Ümmet olarak bizler dünya üzerinde oynanan oyunlara, planlara, stratejilere karşı edilgen etkisiz eleman pozisyonundan sıyrılıp, plan kuran, senaryoyu yazan ana aktör olmalıyız. “Edilgen siyaseti” bırakıp “etken siyaseti” uygulamalıyız. Olaylarda yapılan planları bozan, kendi planını uygulayan, gündeme payanda olmaktan çıkıp, gündem belirleyen konuma gelmeliyiz. Toplumsal olaylarda süpürülen değil, süpüren pozisyonunda olmalıyız. Biz onlara göre değil, onlar bize göre strateji belirlemelidir. Biz imanımıza güvenip ALLAH’ın emir ve uyarılarına uyarsak; biz onlardan değil, onlar bizden korkacaklardır. Yeter ki, biz Hak ehli olmaya riayet edelim.

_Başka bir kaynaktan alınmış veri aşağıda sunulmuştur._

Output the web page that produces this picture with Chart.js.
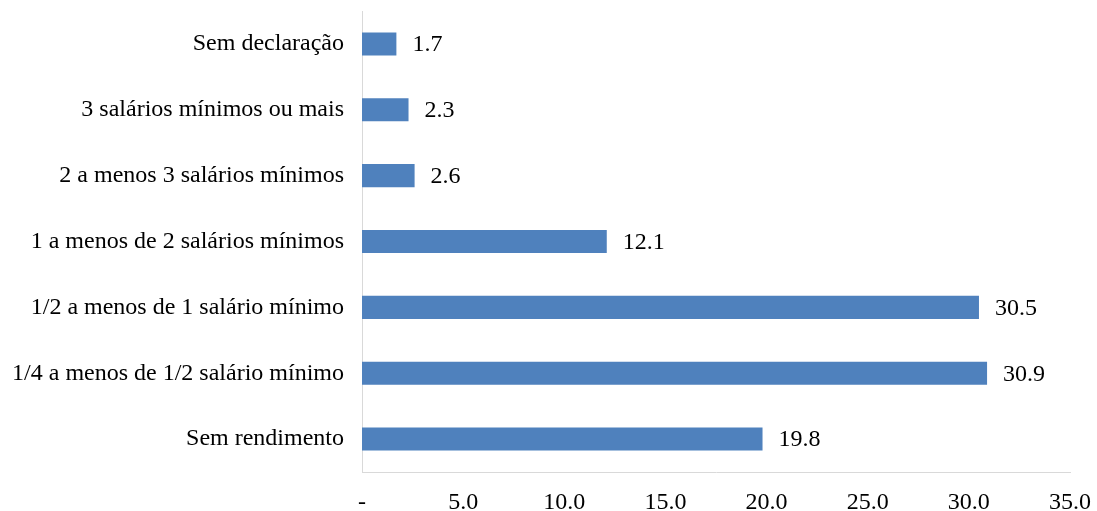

Müslümanların güçlü oldukları veya iktidara geldikleri yerlerde bile bu kompleksten kurtulamadıkları için muktedir olamıyorlar. Acaba karşı taraf ne der? diye hep bir “eziklik” ve “çekingenlik” ruh haline sahipler. Kendinden ve inancından emin olanlar neden başkalarına yaranmaya çalışsın ki?
Yeter artık! Edilgen değil, etken bir siyaset izleyerek olayları bizim yönetmemiz ve gündemi bizim belirlememiz gerekir. Yoksa günümüzde olduğu gibi yalanı bir strateji olarak benimseyen İslam düşmanları ve onların işbirlikçilerine cevap verme ile enerjimizi heba eder dururuz. Zaten egemen güçler yalan ve oyunlar ile bizleri suni ve sanal gündemlerle meşgul ederek, asli meselelerimize odaklanmamızı engellemeye çalıştıklarını unutmayalım ve onlara bu fırsatı vermeyelim.